IPv6 has 128-bit addresses, for a theoretical max of 340 trillion, trillion, trillion addresses. We will never run out of these. There are enough addresses for every grain of sand on earth to get one. If the IPv4 address space was the size of a basketball, the IPv6 address space would be a sphere centered in our solar system, going most of the way out to the orbit of Venus. That’s a very big ball.
Due to getting rid of NAT and having ample public addresses, it is now possible for any node (even phones) to run servers, or make end2end direct connections. We can go beyond simple client/server using centralized servers to fully decentralized messaging. We will come back to this later. This is really one of the giant wins with IPv6.

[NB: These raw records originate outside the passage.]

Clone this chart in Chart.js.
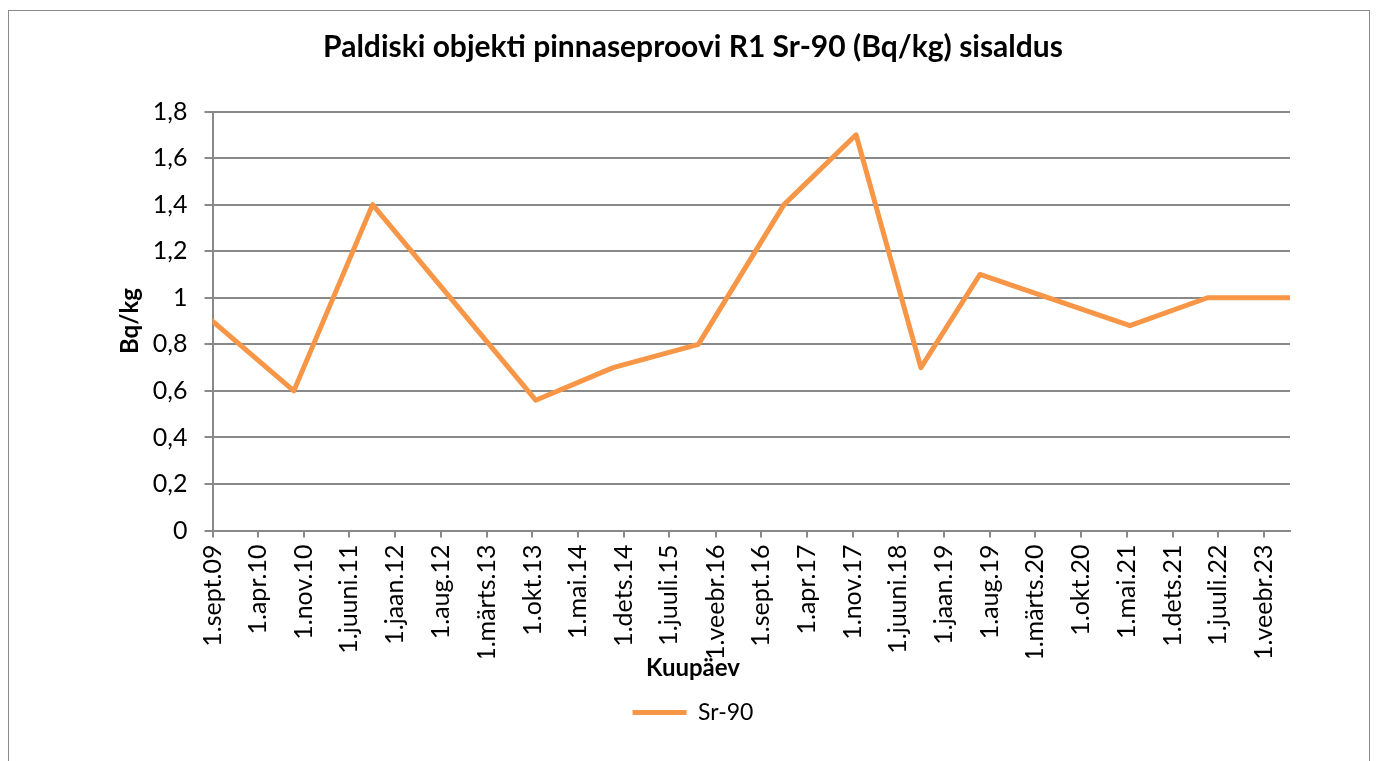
<!DOCTYPE html>
<html lang="et">
<head>
<meta charset="utf-8">
<title>Paldiski objekti pinnaseproovi R1 Sr-90 (Bq/kg) sisaldus</title>
<script src="https://cdn.jsdelivr.net/npm/chart.js@4/dist/chart.umd.min.js"></script>
<style>
  html, body { margin: 0; padding: 0; background: #ffffff; }
  canvas { display: block; }
</style>
</head>
<body>
<canvas id="chart" width="1378" height="761"></canvas>
<script>
// Sampling dates of soil sample R1 and the measured Sr-90 activity (Bq/kg)
const axisStart = '2009-09-01';
const axisEnd = '2023-06-01';
const sampleDates = [
  '2009-09-01', '2010-09-15', '2011-09-17', '2013-10-16', '2014-10-12',
  '2015-11-13', '2016-12-16', '2017-11-17', '2018-09-15', '2019-06-17',
  '2021-05-16', '2022-05-13', '2023-06-01'
];
const sr90Values = [0.9, 0.6, 1.4, 0.56, 0.7, 0.8, 1.4, 1.7, 0.7, 1.1, 0.88, 1.0, 1.0];

// Date axis ticks, one every seven months
const xTickDates = [
  '2009-09-01', '2010-04-01', '2010-11-01', '2011-06-01', '2012-01-01', '2012-08-01',
  '2013-03-01', '2013-10-01', '2014-05-01', '2014-12-01', '2015-07-01', '2016-02-01',
  '2016-09-01', '2017-04-01', '2017-11-01', '2018-06-01', '2019-01-01', '2019-08-01',
  '2020-03-01', '2020-10-01', '2021-05-01', '2021-12-01', '2022-07-01', '2023-02-01'
];
const xTickLabels = [
  '1.sept.09', '1.apr.10', '1.nov.10', '1.juuni.11', '1.jaan.12', '1.aug.12',
  '1.märts.13', '1.okt.13', '1.mai.14', '1.dets.14', '1.juuli.15', '1.veebr.16',
  '1.sept.16', '1.apr.17', '1.nov.17', '1.juuni.18', '1.jaan.19', '1.aug.19',
  '1.märts.20', '1.okt.20', '1.mai.21', '1.dets.21', '1.juuli.22', '1.veebr.23'
];

// Value axis
const yTickValues = [0, 0.2, 0.4, 0.6, 0.8, 1.0, 1.2, 1.4, 1.6, 1.8];
const yTickLabels = ['0', '0,2', '0,4', '0,6', '0,8', '1', '1,2', '1,4', '1,6', '1,8'];

const DAY_MS = 86400000;
function dayIndex(iso) {
  const [y, m, d] = iso.split('-').map(Number);
  const [y0, m0, d0] = axisStart.split('-').map(Number);
  return Math.round((Date.UTC(y, m - 1, d) - Date.UTC(y0, m0 - 1, d0)) / DAY_MS);
}

const points = sampleDates.map((d, i) => ({ x: dayIndex(d), y: sr90Values[i] }));
const xTickPositions = xTickDates.map(dayIndex);

const ORANGE = '#F79646';
const GRID = '#898989';
const FONT = 'Lato, "Open Sans", sans-serif';

Chart.defaults.color = '#000000';
Chart.defaults.font.family = FONT;

// Outer frame of the chart
const framePlugin = {
  id: 'frame',
  beforeDraw(chart) {
    const ctx = chart.ctx;
    ctx.save();
    ctx.fillStyle = '#ffffff';
    ctx.fillRect(0, 0, chart.width, chart.height);
    ctx.strokeStyle = '#8a8a8a';
    ctx.lineWidth = 1;
    ctx.strokeRect(8.5, 10.5, 1361, 800);
    ctx.restore();
  }
};

new Chart(document.getElementById('chart'), {
  type: 'line',
  data: {
    datasets: [{
      label: 'Sr-90',
      data: points,
      borderColor: ORANGE,
      backgroundColor: ORANGE,
      borderWidth: 5,
      borderCapStyle: 'round',
      borderJoinStyle: 'round',
      pointRadius: 0,
      pointHoverRadius: 0,
      tension: 0,
      fill: false
    }]
  },
  options: {
    responsive: false,
    animation: false,
    events: [],
    layout: { padding: { left: 96, right: 88, top: 20, bottom: 27 } },
    plugins: {
      tooltip: { enabled: false },
      title: {
        display: true,
        text: 'Paldiski objekti pinnaseproovi R1 Sr-90 (Bq/kg) sisaldus',
        color: '#000000',
        font: { family: FONT, size: 30, weight: 'bold' },
        padding: { top: 9, bottom: 46.5 }
      },
      legend: {
        position: 'bottom',
        title: {
          display: true,
          text: 'Kuupäev',
          position: 'center',
          color: '#000000',
          font: { family: FONT, size: 24, weight: 'bold' },
          padding: { top: -1, bottom: 5.6 }
        },
        labels: {
          font: { family: FONT, size: 23 },
          color: '#000000',
          boxWidth: 54,
          boxHeight: 5,
          padding: 10,
          useBorderRadius: true,
          borderRadius: 2.5,
          generateLabels(chart) {
            return chart.data.datasets.map((ds, i) => ({
              text: ds.label,
              fillStyle: ds.borderColor,
              strokeStyle: ds.borderColor,
              lineWidth: 0,
              hidden: false,
              datasetIndex: i,
              fontColor: '#000000'
            }));
          }
        }
      }
    },
    scales: {
      x: {
        type: 'linear',
        min: 0,
        max: dayIndex(axisEnd),
        afterBuildTicks(scale) {
          scale.ticks = xTickPositions.map(v => ({ value: v }));
        },
        afterFit(scale) { scale.height = 127; },
        ticks: {
          autoSkip: false,
          minRotation: 90,
          maxRotation: 90,
          padding: 7,
          font: { family: FONT, size: 25 },
          color: '#000000',
          callback: (value, index) => xTickLabels[index]
        },
        grid: {
          drawOnChartArea: false,
          drawTicks: true,
          tickLength: 7,
          color: GRID,
          lineWidth: 2
        },
        border: { display: true, color: GRID, width: 2 }
      },
      y: {
        min: 0,
        max: 1.8,
        afterBuildTicks(scale) {
          scale.ticks = yTickValues.map(v => ({ value: v }));
        },
        afterFit(scale) { scale.width = 116.5; },
        ticks: {
          padding: 17,
          font: { family: FONT, size: 25 },
          color: '#000000',
          callback: (value, index) => yTickLabels[index]
        },
        grid: {
          color: GRID,
          lineWidth: 2,
          tickLength: 8
        },
        border: { display: true, color: GRID, width: 2 },
        title: {
          display: true,
          text: 'Bq/kg',
          color: '#000000',
          font: { family: FONT, size: 24, weight: 'bold' },
          padding: { top: 19.6, bottom: 0 }
        }
      }
    }
  },
  plugins: [framePlugin]
});
</script>
</body>
</html>
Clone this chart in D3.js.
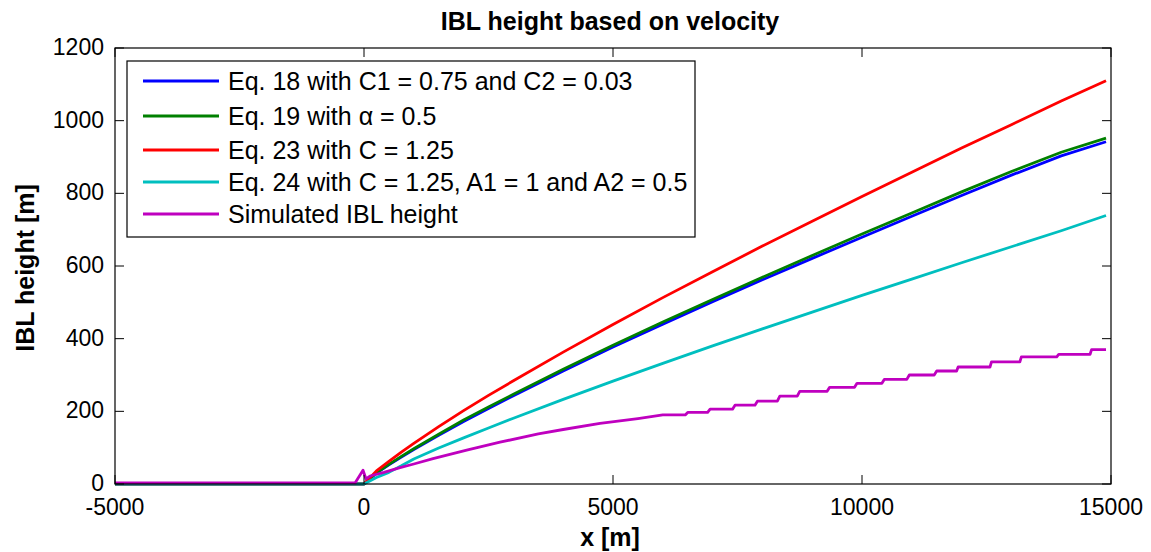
<!DOCTYPE html>
<html><head><meta charset="utf-8">
<script src="https://cdn.jsdelivr.net/npm/d3@7"></script>
<style>body{margin:0;background:#fff}text{font-family:"Liberation Sans",Arial,Helvetica,sans-serif}</style>
</head><body><svg id="c" width="1151" height="552"></svg>
<script>
const title = "IBL height based on velocity";
const xLabel = "x [m]";
const yLabel = "IBL height [m]";
const xTicks = [-5000, 0, 5000, 10000, 15000];
const yTicks = [0, 200, 400, 600, 800, 1000, 1200];
const seriesNames = ["Eq. 18 with C1 = 0.75 and C2 = 0.03", "Eq. 19 with \u03B1 = 0.5", "Eq. 23 with C = 1.25", "Eq. 24 with C = 1.25, A1 = 1 and A2 = 0.5", "Simulated IBL height"];
const seriesColors = ["#0000ff", "#008000", "#ff0000", "#00bfbf", "#bf00bf"];

const xEq = [-5000, -100, 0, 250, 500, 750, 1000, 1500, 2000, 2500, 3000, 4000, 5000, 6000, 7000, 8000, 9000, 10000, 11000, 12000, 13000, 14000, 14900];
const eq18 = [0, 0, 0, 30, 53, 74, 95, 134, 172, 208, 243, 311, 377, 440, 502, 562, 621, 679, 737, 794, 850, 903, 942];
const eq19 = [0, 0, 0, 31, 54, 76, 97, 137, 176, 212, 247, 316, 382, 446, 508, 569, 629, 688, 746, 804, 860, 913, 952];
const eq23 = [0, 0, 0, 36, 62, 88, 112, 158, 202, 244, 284, 363, 439, 513, 584, 655, 723, 791, 858, 925, 989, 1054, 1110];
const eq24 = [0, 0, 0, 18, 32, 50, 69, 99, 127, 154, 181, 233, 283, 332, 380, 427, 473, 519, 564, 609, 653, 697, 739];

const xSim = [-5000, -180, -20, 40, 120, 400, 723, 1000, 1386, 2062, 2731, 3500, 4000, 4739, 5500, 6000, 6450, 6500, 6900, 6950, 7400, 7450, 7850, 7900, 8300, 8350, 8700, 8750, 9300, 9350, 9850, 9900, 10400, 10450, 10900, 10950, 11450, 11500, 11900, 11930, 12570, 12600, 13170, 13200, 13910, 13950, 14580, 14610, 14900];
const sim = [3, 3, 38, 14, 22, 32, 45, 55, 70, 93, 115, 138, 150, 167, 180, 190, 190, 197, 197, 206, 206, 217, 217, 228, 228, 242, 242, 255, 255, 266, 266, 277, 277, 288, 288, 300, 300, 311, 311, 322, 322, 336, 336, 350, 350, 357, 357, 370, 370];

const svg = d3.select("#c");
const L = 115, R = 1111, T = 48, B = 484;
const x = d3.scaleLinear().domain([-5000, 15000]).range([L, R]);
const y = d3.scaleLinear().domain([0, 1200]).range([B, T]);

svg.append("defs").append("clipPath").attr("id","clip").append("rect")
  .attr("x", L).attr("y", T).attr("width", R-L).attr("height", B-T+2);

const data = [
  {xs: xEq, ys: eq18}, {xs: xEq, ys: eq19}, {xs: xEq, ys: eq23}, {xs: xEq, ys: eq24}, {xs: xSim, ys: sim}
];
const line = d3.line().x(d => x(d[0])).y(d => y(d[1]));
const g = svg.append("g").attr("clip-path","url(#clip)");
data.forEach((s, i) => {
  g.append("path").attr("d", line(s.xs.map((v, j) => [v, s.ys[j]])))
    .attr("fill","none").attr("stroke", seriesColors[i]).attr("stroke-width", 2.8)
    .attr("stroke-linejoin","round");
});

// box and ticks
svg.append("rect").attr("x", L).attr("y", T).attr("width", R-L).attr("height", B-T)
  .attr("fill","none").attr("stroke","#000").attr("stroke-width",1.2);
const ax = svg.append("g");
xTicks.forEach(t => {
  ax.append("line").attr("x1", x(t)).attr("x2", x(t)).attr("y1", B).attr("y2", B-9).attr("stroke","#000");
  ax.append("line").attr("x1", x(t)).attr("x2", x(t)).attr("y1", T).attr("y2", T+9).attr("stroke","#000");
  ax.append("text").attr("x", x(t)).attr("y", B+31).attr("text-anchor","middle").attr("font-size",23).text(t);
});
yTicks.forEach(t => {
  ax.append("line").attr("x1", L).attr("x2", L+9).attr("y1", y(t)).attr("y2", y(t)).attr("stroke","#000");
  ax.append("line").attr("x1", R).attr("x2", R-9).attr("y1", y(t)).attr("y2", y(t)).attr("stroke","#000");
  ax.append("text").attr("x", L-11).attr("y", y(t)).attr("dy","0.3em").attr("text-anchor","end").attr("font-size",23).text(t);
});

svg.append("text").attr("x", 610).attr("y", 30).attr("text-anchor","middle")
  .attr("font-size",25).attr("font-weight","bold").text(title);
svg.append("text").attr("x", 610).attr("y", 546).attr("text-anchor","middle")
  .attr("font-size",25).attr("font-weight","bold").text(xLabel);
svg.append("text").attr("transform","translate(34," + ((T+B)/2 + 2) + ") rotate(-90)")
  .attr("text-anchor","middle").attr("font-size",25).attr("font-weight","bold").text(yLabel);

// legend
const lg = svg.append("g");
lg.append("rect").attr("x",127).attr("y",61).attr("width",568).attr("height",176)
  .attr("fill","#fff").attr("stroke","#000").attr("stroke-width",1.2);
const rowsY = [81, 116, 150, 182, 214];
seriesNames.forEach((n, i) => {
  lg.append("line").attr("x1",143).attr("x2",219).attr("y1",rowsY[i]).attr("y2",rowsY[i])
    .attr("stroke", seriesColors[i]).attr("stroke-width",2.8);
  lg.append("text").attr("x",228).attr("y",rowsY[i]).attr("dy","0.36em").attr("font-size",25).text(n);
});
</script></body></html>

The Third Internet is the first truly global Internet – there are enough global addresses for every country to have as many as they could possibly want. Every country can now fully participate the in benefits of the Internet.
In 2010, the goal was to get everyone to deploy Dual Stack – just add IPv6 into your current IPv4 network. Now, the goal is to remove IPv4 completely from most networks, and provide access to legacy (IPv4-only) nodes on the outside via NAT64/DNS64. This is where the real benefit of IPv6 is realized. With Dual Stack, you double your network management, still have to support IPv4 private addresses and NAT internally, and double your attack surface. When you get rid of IPv4, there are big cost savings, network management is simpler and cheaper, and security is better. Microsoft has a massive project underway to move as much of their campus to IPv6-only as possible.
What Internet Are You Using Now?
You connected to this website from IP address <your IP address>. If this address contains four fields separated by “.” characters (e.g. 188.8.131.52), sorry, you are still on the Second Internet (you are using IPv4). If it contains up to eight fields separated by “:” characters (e.g. 2001:470:ed3d:1000::2:1), CONGRATULATIONS, you are already on the Third Internet! You have IPv6!